Autos, trucks, buses, generators and Motorhomes equipped with diesel engines can use biodiesel.

But why should you even think about it?

In its pure vegetable oil form, B100, can be used in diesel vehicles and engines with some modifications. Most vehicles use a biodiesel blend, a percentage of vegetable oil to petrodiesel, 20% oil, B20; 5% oil, B5. Most available is the B20 blend.

Even older diesel RVs can use B20 biodiesel without major alterations.

Autos, trucks, buses, generators and Motorhomes equipped with diesel engines can use biodiesel.
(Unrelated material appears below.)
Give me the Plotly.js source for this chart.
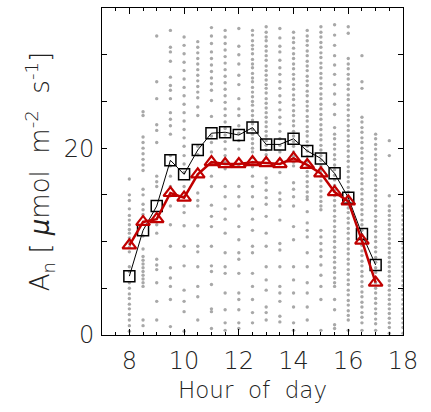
<!DOCTYPE html>
<html><head><meta charset="utf-8">
<script src="https://cdn.plot.ly/plotly-3.0.1.min.js"></script>
<style>html,body{margin:0;padding:0;background:#fff}#c{width:431px;height:412px}</style>
</head><body><div id="c"></div>
<script>
// Half-hour bins
const hours = [8,8.5,9,9.5,10,10.5,11,11.5,12,12.5,13,13.5,14,14.5,15,15.5,16,16.5,17,17.5,18];

// Individual observations (gray dots), one array per hour bin
const obs8   = [16.7,15.0,14.4,13.5,12.8,12.3,11.8,11.3,10.9,10.4,9.9,9.4,8.9,7.3,6.8,5.6,5.0,4.4,3.9,3.3,2.8,2.2,1.6,1.0,0.4];
const obs8_5 = [23.9,23.5,21.2,20.6,20.0,19.4,18.8,18.2,17.6,15.6,15.0,14.0,13.4,12.9,10.6,9.2,8.4,8.0,7.6,7.2,6.8,6.4,6.0,5.6,5.2,1.6,1.0];
const obs9   = [32.0,27.1,25.3,22.5,21.9,20.6,17.0,16.4,15.9,11.8,10.9,8.1,7.5,7.0,5.6,3.6,1.6];
const obs9_5 = [32.6,30.8,30.3,29.3,27.6,26.7,26.2,25.3,23.8,23.1,22.4,21.5,19.2,18.1,17.0,15.9,14.9,13.8,11.8,9.5,7.2,6.1,5.2,3.8,0.9];
const obs10  = [31.9,31.0,30.1,29.2,28.3,27.4,26.5,25.6,24.7,23.8,22.9,22.0,21.1,20.2,19.2,18.3,17.4,15.9,14.8,13.8,13.1,11.7,9.5,7.4,4.8,3.6,2.5,0.4];
const obs10_5= [31.4,30.8,30.2,29.6,29.0,28.4,27.8,27.2,26.6,26.0,25.4,24.4,23.5,20.2,19.3,17.0,15.2,14.4,13.8,11.7,9.5,8.9,7.3,5.2,4.1,1.6];
const obs11  = [32.9,32.0,31.2,30.3,29.6,28.9,28.2,27.5,26.9,26.2,25.1,23.4,21.3,20.6,19.6,18.4,17.0,15.9,13.9,12.7,11.6,9.5,7.4,6.8,5.4,2.8,2.5,0.7];
const obs11_5= [32.6,31.9,31.2,30.5,29.8,29.1,28.4,27.7,27.0,26.3,25.6,24.9,24.2,23.5,22.8,22.1,21.4,20.7,19.9,19.2,18.5,17.8,15.9,14.8,13.5,12.4,10.9,8.8,7.3,6.6,4.5,2.7,1.3,0.5];
const obs12  = [32.8,30.9,30.0,29.0,27.8,26.8,25.3,24.2,23.5,22.4,21.6,20.8,19.9,18.1,15.9,14.8,13.8,11.6,10.2,8.8,8.1,6.6,4.5,3.8,2.7,1.3,0.7];
const obs12_5= [32.6,32.1,31.5,31.0,30.6,30.1,29.5,29.0,28.6,28.0,27.5,27.1,26.5,26.0,25.5,25.0,24.6,24.0,23.5,23.0,22.6,22.0,21.5,21.0,20.5,20.0,19.6,19.0,18.5,18.0,17.0,15.9,14.8,13.5,12.4,11.2,9.5,8.8,6.6,5.2,3.8,2.4,1.3];
const obs13  = [33.0,32.4,31.9,31.5,30.9,30.4,29.9,29.4,28.8,28.3,27.8,27.3,26.8,26.4,25.9,25.3,24.8,24.3,23.8,23.3,22.8,22.3,21.8,21.3,20.8,20.3,19.8,19.3,18.9,16.8,16.3,15.5,14.7,14.0,12.7,10.9,9.5,7.3,5.9,4.8,3.0,2.4,1.6];
const obs13_5= [32.8,31.8,30.9,30.3,29.4,28.6,27.9,27.1,26.4,25.6,24.9,24.1,23.3,22.6,21.8,21.0,20.3,19.6,18.8,17.4,15.2,14.5,13.8,12.3,9.8,9.1,7.3,5.2,4.5,3.6,2.0,1.4];
const obs14  = [32.4,31.8,31.3,30.7,30.1,29.6,29.0,28.5,27.9,27.4,26.8,26.3,25.7,25.2,24.6,24.0,23.5,22.9,22.4,21.8,21.3,20.7,20.2,19.6,19.1,18.5,18.1,16.3,15.6,14.8,13.8,11.6,10.2,7.3,5.9,4.5,3.0,1.3,0.5];
const obs14_5= [32.6,32.0,31.5,31.0,30.4,29.9,29.3,28.8,28.3,27.7,27.2,26.7,26.1,25.6,25.0,24.5,24.0,23.4,22.9,22.3,21.8,21.3,20.7,20.2,19.7,19.1,18.6,18.0,17.5,17.0,16.4,15.9,15.3,14.8,14.5,13.2,12.0,11.2,10.5,8.8,7.3,5.6,4.5,3.0,1.6];
const obs15  = [33.0,32.4,31.9,31.3,30.8,30.2,29.7,29.1,28.6,28.0,27.5,26.9,26.4,25.8,25.3,24.7,24.2,23.6,23.1,22.5,22.0,21.4,20.9,20.3,19.8,19.2,18.7,18.1,17.6,17.0,16.5,15.9,15.4,14.8,14.3,13.8,13.4,11.2,10.5,9.8,9.1,8.4,7.5,6.4,5.2,3.8,0.5];
const obs15_5= [33.2,32.1,31.0,29.9,28.9,27.9,26.8,25.8,24.7,23.6,22.2,21.5,21.0,20.4,19.9,19.3,18.8,18.2,17.7,17.1,16.6,16.0,15.5,14.9,14.4,13.8,13.3,12.7,12.2,11.6,11.1,10.5,10.0,9.4,8.9,8.3,7.8,7.2,6.7,6.1,5.6,5.2,3.8,2.7,1.1,0.7];
const obs16  = [33.0,32.3,29.6,29.0,28.5,27.9,27.4,26.8,26.3,25.7,25.2,24.6,24.1,23.5,23.0,22.4,21.9,21.3,20.8,20.2,19.7,19.1,18.6,18.0,17.5,16.9,16.4,15.8,15.3,14.7,14.2,13.6,13.1,12.5,12.0,11.4,10.9,10.3,9.8,9.2,8.7,8.1,7.6,7.0,6.5,5.9,5.4,4.8,4.3,3.7,3.2,2.6,2.1,1.6,0.5];
const obs16_5= [29.9,27.1,26.4,23.3,22.8,22.2,21.7,21.1,20.6,20.0,19.5,18.9,18.4,17.8,17.3,16.7,16.2,15.6,15.1,14.5,14.0,13.4,12.9,12.3,11.8,11.2,10.7,10.1,9.6,9.0,8.5,7.9,7.4,6.8,6.3,5.7,5.2,4.6,4.1,3.5,3.0,2.4,1.9,1.3,0.5];
const obs17  = [21.5,21.0,20.4,19.9,19.3,18.8,18.2,17.7,17.1,16.6,16.0,15.5,14.9,14.4,13.8,13.3,12.7,12.2,11.6,11.1,10.5,10.0,9.4,8.9,8.3,7.8,7.2,6.7,6.1,5.6,5.0,4.5,3.9,3.4,2.8,2.3,1.7,1.2,0.5];
const obs17_5= [20.8,19.2,14.9,13.8,13.3,12.8,12.3,11.8,11.3,10.8,10.3,9.8,9.3,8.8,8.3,7.8,7.3,6.8,6.3,5.8,5.3,4.8,4.3,3.8,3.3,2.8,2.3,1.8,1.3,0.8,0.2];
const obs18  = [13.8,13.3,12.8,12.3,11.8,11.3,10.8,10.3,9.8,9.3,8.8,8.3,7.8,7.3,6.8,6.3,5.8,5.3,4.8,4.3,3.8,3.3,2.8,2.3,1.8,1.3,0.8,0.2];

// Bin means
const meanHours = [8,8.5,9,9.5,10,10.5,11,11.5,12,12.5,13,13.5,14,14.5,15,15.5,16,16.5,17];
const meanBlack = [6.3,11.2,13.8,18.7,17.2,19.8,21.6,21.7,21.4,22.2,20.4,20.4,21.0,19.7,18.9,17.3,14.7,10.8,7.5];
const meanRed   = [9.6,12.1,12.4,15.2,14.7,17.2,18.5,18.3,18.3,18.5,18.4,18.3,18.9,18.2,17.3,15.3,14.3,10.1,5.6];

// Axis ticks
const xTickVals = [8,10,12,14,16,18];
const yTickVals = [0,20];

const cols = [obs8,obs8_5,obs9,obs9_5,obs10,obs10_5,obs11,obs11_5,obs12,obs12_5,obs13,obs13_5,obs14,obs14_5,obs15,obs15_5,obs16,obs16_5,obs17,obs17_5,obs18];
const sx = [], sy = [];
cols.forEach((c,i)=>c.forEach(v=>{sx.push(hours[i]); sy.push(v);}));

const FONT = 'DejaVu Sans, sans-serif';
const NB = '\u00a0';
const traces = [
  {x:sx, y:sy, type:'scatter', mode:'markers', cliponaxis:true,
   marker:{size:3.4, color:'#a8a8a8'}, hoverinfo:'skip'},
  {x:meanHours, y:meanBlack, type:'scatter', mode:'lines+markers',
   line:{color:'#000', width:1},
   marker:{symbol:'square-open', size:11, color:'#000', line:{width:1.5, color:'#000'}}},
  {x:meanHours, y:meanRed, type:'scatter', mode:'lines+markers',
   line:{color:'#c00000', width:2.5},
   marker:{symbol:'triangle-up-open', size:12, color:'#c00000', line:{width:2.2, color:'#c00000'}}}
];

const layout = {
  width:431, height:412, showlegend:false,
  paper_bgcolor:'#fff', plot_bgcolor:'#fff',
  margin:{l:102, r:28, t:8, b:77},
  font:{family:FONT, color:'#222', size:22, weight:200},
  xaxis:{range:[7,18], tickvals:xTickVals, ticks:'inside', ticklen:6, tickcolor:'#000',
    minor:{dtick:0.5, tick0:7, ticks:'inside', ticklen:3, tickcolor:'#000'},
    showline:true, linecolor:'#000', linewidth:1, mirror:'ticks', showgrid:false, zeroline:false,
    tickfont:{family:FONT, size:24, color:'#222', weight:200}, ticklabelstandoff:4,
    title:{text:'Hour'+NB+NB+'of'+NB+NB+'day', font:{family:FONT, size:23, color:'#222', weight:200}, standoff:8}},
  yaxis:{range:[0,35], tickvals:yTickVals, ticks:'inside', ticklen:5, tickcolor:'#000',
    minor:{dtick:5, tick0:0, ticks:'inside', ticklen:5, tickcolor:'#000'},
    showline:true, linecolor:'#000', linewidth:1, mirror:'ticks', showgrid:false, zeroline:false,
    tickfont:{family:FONT, size:24, color:'#222', weight:200}, ticklabelstandoff:2,
    title:{text:'A<sub>n</sub>'+NB+'['+NB+'<i>μ</i>mol'+NB+NB+'m<sup>-2</sup>'+NB+NB+'s<sup>-1</sup>]', font:{family:FONT, size:26, color:'#222', weight:200}, standoff:6}}
};

Plotly.newPlot('c', traces, layout, {staticPlot:true, displayModeBar:false});
</script></body></html>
But why should you even think about it?

Reasons to use Biodiesel:

1. First of all, the diesel engine was originally invented to use pure vegetable oil, as early as 1895. The diesel was sent off in the direction of petroleum, instead, it was cheaper, available, after Mr. Diesel, the inventor-promoter, was assassinated.

2. Second, alternative energy sources need to be developed and, biodiesel is renewable, biodegradable, reduces pollutants, and it keeps money in the U.S.

3. Third, diesels are notoriously noisy, smelly, obnoxious. Using even 20 percent biodiesel, B20, reduces the smell, the black smoke, the noise, and increases lubrication of engines, increasing mileage and engine life and decreasing maintenance needs.

4. You can even make your own biodiesel, if you are so inclined. Umm, french fries.

So, if your rig smells like french fries while running, is quieter, and has no more black smoke belching out the exhaust, do you think your neighbors might like you better?

What if you got 2 or 3 more miles per gallon, interesting?

Environmently-friendly an added attraction? Less pollutants.

Who is Using Biodiesel

Many government agencies, more each year, have operated their fleets of diesel-powered vehicles using various blends of biodiesel, with often improved results, and very few appreciable differences in operations. The best results have been a decrease in noxious fumes and pollutants, including the notorious black smoke.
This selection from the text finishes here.